- Born: 1944 Detroit, Michigan, United States
- Died: July 17, 2025 (aged 80–81) Eagle Harbor, Michigan, United States
- Education: Dartmouth College (PhD)
- Known for: Remote sensing of volcanic plumes
- Children: 2
- Scientific career
- Fields: Volcanologist
- Workplaces: Michigan Technological University
- Doctoral advisor: Richard Stoiber

= William I. Rose (geologist) =

American volcanologist

William Ingersoll Rose, known as Bill Rose (1944 - 17 July 2025), was emeritus professor of petrology at Michigan Technological University. He was best known for his work in the field of volcanology and remote sensing.

==Career==
Rose was born in 1944 in Detroit, Michigan to William Ingersoll Rose and Mary Jane (nee Brown).
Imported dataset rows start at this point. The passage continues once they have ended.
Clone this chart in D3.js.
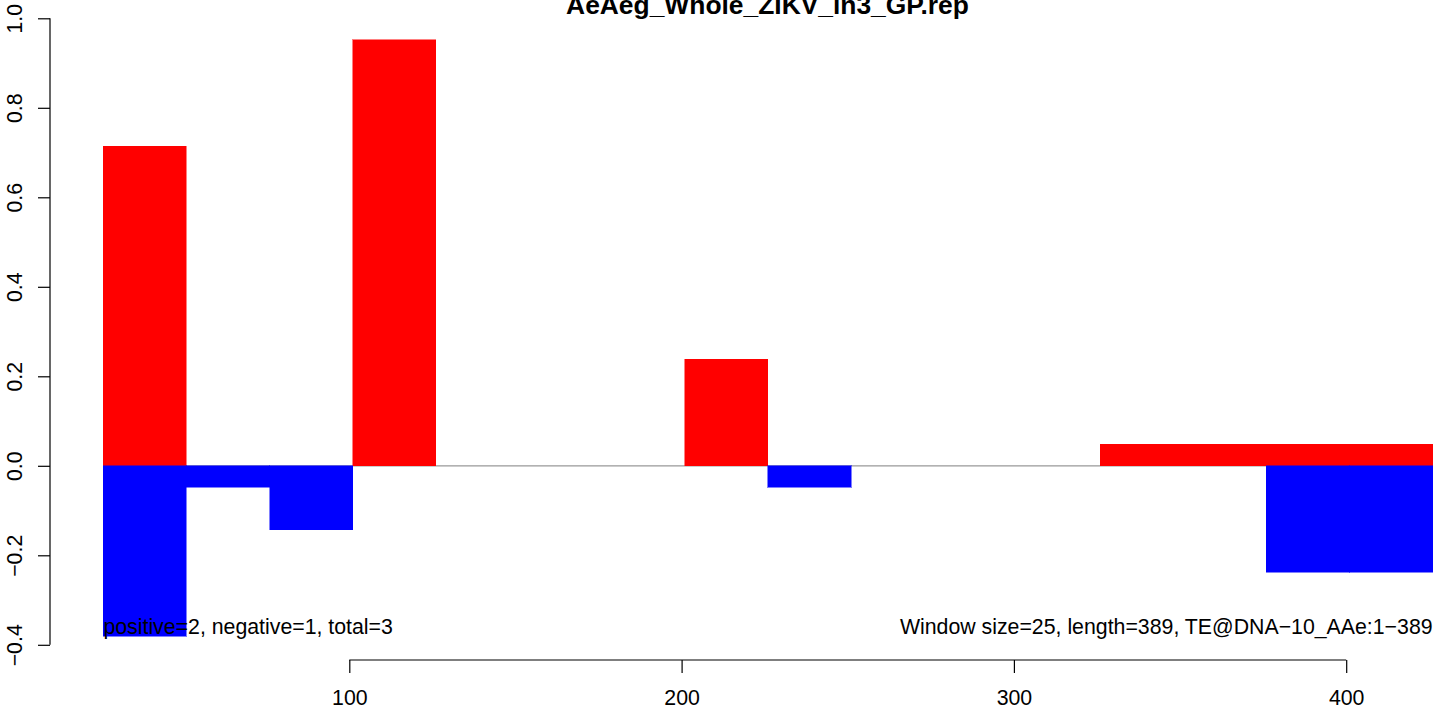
<!DOCTYPE html>
<html>
<head>
<meta charset="utf-8">
<script src="https://cdn.jsdelivr.net/npm/d3@7"></script>
<style>
  html, body { margin: 0; padding: 0; background: #fff; }
  svg { display: block; }
  text { font-family: "Liberation Sans", Arial, Helvetica, sans-serif; }
</style>
</head>
<body>
<svg id="chart" width="1436" height="711"></svg>
<script>
// ---- data ----
const title = "AeAeg_Whole_ZIKV_in3_GP.rep";
const windowStart = [26, 51, 76, 101, 126, 151, 176, 201, 226, 251, 276, 301, 326, 351, 376, 401];
const windowSize = 25;
const positiveValues = [0.714, 0, 0, 0.952, 0, 0, 0, 0.238, 0, 0, 0, 0, 0.048, 0.048, 0.048, 0.048];
const negativeValues = [-0.381, -0.048, -0.143, 0, 0, 0, 0, 0, -0.048, 0, 0, 0, 0, 0, -0.238, -0.238];
const xTicks = [100, 200, 300, 400];
const yTicks = [-0.4, -0.2, 0.0, 0.2, 0.4, 0.6, 0.8, 1.0];
const leftNote = "positive=2, negative=1, total=3";
const rightNote = "Window size=25, length=389, TE@DNA\u221210_AAe:1\u2212389";

// ---- scales ----
const x = d3.scaleLinear().domain([100, 400]).range([349.3, 1346.2]);
const y = d3.scaleLinear().domain([-0.4, 1.0]).range([644.8, 18.3]);

const svg = d3.select("#chart");
const fs = 21.3;

// baseline
svg.append("line")
  .attr("x1", x(windowStart[0])).attr("x2", x(windowStart[windowStart.length - 1] + windowSize))
  .attr("y1", y(0)).attr("y2", y(0))
  .attr("stroke", "#999").attr("stroke-width", 1.2);

const bins = windowStart.map((s, i) => ({ s, pos: positiveValues[i], neg: negativeValues[i] }));

svg.append("g").attr("shape-rendering", "crispEdges").selectAll("rect")
  .data(bins.filter(d => d.pos > 0)).join("rect")
  .attr("x", d => x(d.s)).attr("width", d => x(d.s + windowSize) - x(d.s))
  .attr("y", d => y(d.pos)).attr("height", d => y(0) - y(d.pos))
  .attr("fill", "#ff0000").attr("stroke", "#ff0000").attr("stroke-width", 0.5);

svg.append("g").attr("shape-rendering", "crispEdges").selectAll("rect")
  .data(bins.filter(d => d.neg < 0)).join("rect")
  .attr("x", d => x(d.s)).attr("width", d => x(d.s + windowSize) - x(d.s))
  .attr("y", y(0)).attr("height", d => y(d.neg) - y(0))
  .attr("fill", "#0000ff").attr("stroke", "#0000ff").attr("stroke-width", 0.5);

// x axis
const xAxis = d3.axisBottom(x).tickValues(xTicks).tickFormat(d3.format("d")).tickSize(13).tickSizeOuter(0);
const gx = svg.append("g").attr("transform", "translate(0,660)").call(xAxis);
gx.select(".domain").attr("d", `M${x(100)},0H${x(400)}`).attr("stroke", "#000").attr("stroke-width", 1.2);
gx.selectAll(".tick line").attr("stroke", "#000").attr("stroke-width", 1.2);
gx.selectAll(".tick text").attr("y", 45).attr("dy", null)
  .style("font-size", fs + "px").attr("fill", "#000")
  .style("font-family", '"Liberation Sans", Arial, sans-serif');

// y axis
const yAxis = d3.axisLeft(y).tickValues(yTicks).tickFormat(d3.format(".1f")).tickSize(12).tickSizeOuter(0);
const gy = svg.append("g").attr("transform", "translate(50,0)").call(yAxis);
gy.select(".domain").attr("d", `M0,${y(-0.4)}V${y(1.0)}`).attr("stroke", "#000").attr("stroke-width", 1.2);
gy.selectAll(".tick line").attr("stroke", "#000").attr("stroke-width", 1.2);
gy.selectAll(".tick text")
  .attr("x", null).attr("dy", null)
  .attr("transform", "translate(-28,0) rotate(-90)")
  .attr("text-anchor", "middle")
  .text(d => d3.format(".1f")(d).replace("-", "\u2212"))
  .style("font-size", fs + "px").attr("fill", "#000")
  .style("font-family", '"Liberation Sans", Arial, sans-serif');

// notes
svg.append("text").attr("x", x(windowStart[0])).attr("y", 634.3)
  .attr("text-anchor", "start").style("font-size", fs + "px").text(leftNote);
svg.append("text").attr("x", x(windowStart[windowStart.length - 1] + windowSize)).attr("y", 634.3)
  .attr("text-anchor", "end").style("font-size", fs + "px").text(rightNote);

// title (clipped at top like the reference)
svg.append("text").attr("x", 767.5).attr("y", 14)
  .attr("text-anchor", "middle").style("font-size", "26.4px").style("font-weight", "bold").text(title);
</script>
</body>
</html>
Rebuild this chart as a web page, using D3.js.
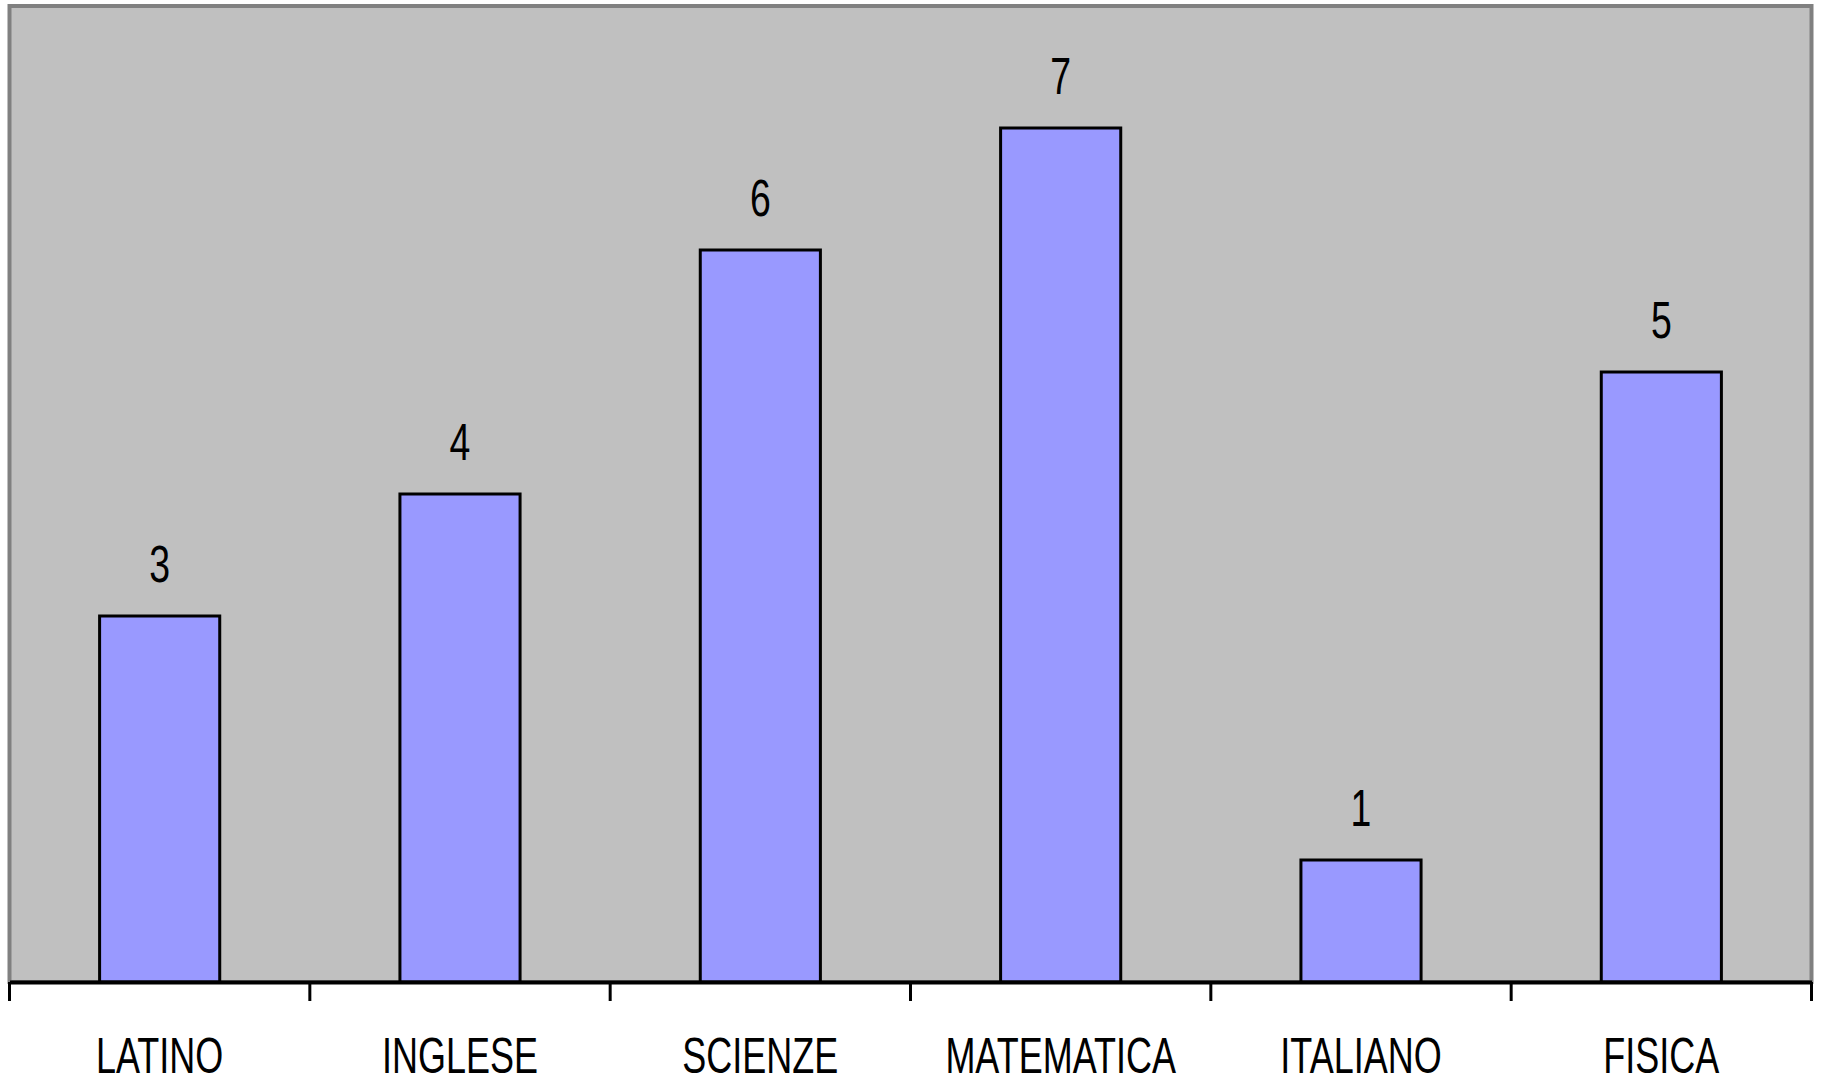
<!DOCTYPE html>
<html>
<head>
<meta charset="utf-8">
<script src="https://cdn.jsdelivr.net/npm/d3@7"></script>
<style>
  html, body { margin: 0; padding: 0; background: #ffffff; }
  svg { display: block; }
</style>
</head>
<body>
<svg id="chart" width="1821" height="1084"></svg>
<script>
const categories = ["LATINO", "INGLESE", "SCIENZE", "MATEMATICA", "ITALIANO", "FISICA"];
const values = [3, 4, 6, 7, 1, 5];
const yDomain = [0, 8];

const W = 1821, H = 1084;
const plot = { left: 9.5, right: 1811.5, top: 6, bottom: 982 };
const svg = d3.select("#chart");

const x = d3.scaleBand().domain(categories).range([plot.left, plot.right]).padding(0);
const y = d3.scaleLinear().domain(yDomain).range([plot.bottom, plot.top]);

// plot area background with gray frame
svg.append("rect")
  .attr("x", plot.left).attr("y", plot.top)
  .attr("width", plot.right - plot.left).attr("height", plot.bottom - plot.top)
  .attr("fill", "#c0c0c0")
  .attr("stroke", "#808080").attr("stroke-width", 4);

const barW = x.bandwidth() * 0.4;

svg.append("g").selectAll("rect")
  .data(categories)
  .join("rect")
  .attr("x", (d) => x(d) + (x.bandwidth() - barW) / 2)
  .attr("y", (d, i) => y(values[i]))
  .attr("width", barW)
  .attr("height", (d, i) => y(0) - y(values[i]))
  .attr("fill", "#9999ff")
  .attr("stroke", "#000000")
  .attr("stroke-width", 3);

// value labels
svg.append("g").selectAll("text")
  .data(categories)
  .join("text")
  .attr("transform", (d, i) => `translate(${x(d) + x.bandwidth() / 2},${y(values[i]) - 34}) scale(0.72,1)`)
  .attr("text-anchor", "middle")
  .attr("font-family", "'Liberation Sans', Arial, sans-serif")
  .attr("font-size", 52)
  .attr("fill", "#000")
  .text((d, i) => values[i]);

// x axis
const xAxis = d3.axisBottom(x).tickSize(0).tickFormat("");
const gx = svg.append("g").attr("transform", `translate(0,${plot.bottom})`).call(xAxis);
gx.select(".domain").attr("stroke", "#000").attr("stroke-width", 4);

// tick marks at category boundaries
const bounds = categories.map((d) => x(d)).concat([plot.right]);
svg.append("g").selectAll("line")
  .data(bounds)
  .join("line")
  .attr("x1", (d) => d).attr("x2", (d) => d)
  .attr("y1", plot.bottom).attr("y2", plot.bottom + 19)
  .attr("stroke", "#000").attr("stroke-width", 3);

// category labels
svg.append("g").selectAll("text")
  .data(categories)
  .join("text")
  .attr("transform", (d) => `translate(${x(d) + x.bandwidth() / 2},1073) scale(0.72,1)`)
  .attr("text-anchor", "middle")
  .attr("font-family", "'Liberation Sans', Arial, sans-serif")
  .attr("font-size", 50)
  .attr("fill", "#000")
  .text((d) => d);
</script>
</body>
</html>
At the age of five, Rose moved with his family to Corrales, New Mexico. He studied geography and geology at Dartmouth College from 1962-1966, graduating with a BA. He remained at Dartmouth to complete a PhD under the supervision of Professor Richard Stoiber, from 1966 to 1970. He took up a faculty position at Michigan Tech in September 1970.

From 1970 to 1990, he rose from Assistant Professor in Petrology to full Professor at Michigan Technological University, and was appointed Research Professor in 2011. He served as chair of the Department of Geological and Mining Engineering and Sciences from 1990 to 1998. Rose also spent periods as visiting scientist or visiting fellow at NCAR, USGS, Volcanological Survey of Indonesia, Cascades Volcano Observatory and Bristol University.

In his career, Rose worked across a wide range of topics in volcanology. His early work with Stoiber included studies of the fumaroles and incrustations at steaming volcanoes across Central America. He worked extensively on volcanic gas and ash emissions from volcanic systems, and on processes in volcanic plumes, and on the detection of ice in eruption plumes from remote sensing data. Rose spent much of his career working on the volcanoes of Central America. He established programmes and activities for training in the region, and edited several books on the topics of volcanism and hazards in that region.

During his retirement, Rose remained active, and developed new themes in the area of geoheritage with a particular focus on the Copper Country of the Keweenaw Peninsula and Isle Royale.

==Recognition and awards==
Rose was awarded the 2002 N. L. Bowen Award of the American Geophysical Union for his contributions to geosciences, volcanology and remote sensing. In 2013, Rose was elected Fellow of the American Geophysical Union, in recognition of his scientific contributions and eminence in the field.

==Family==
Rose married Nanno in 1967, and they had two children. He died in Eagle Harbor, Michigan in July 2025.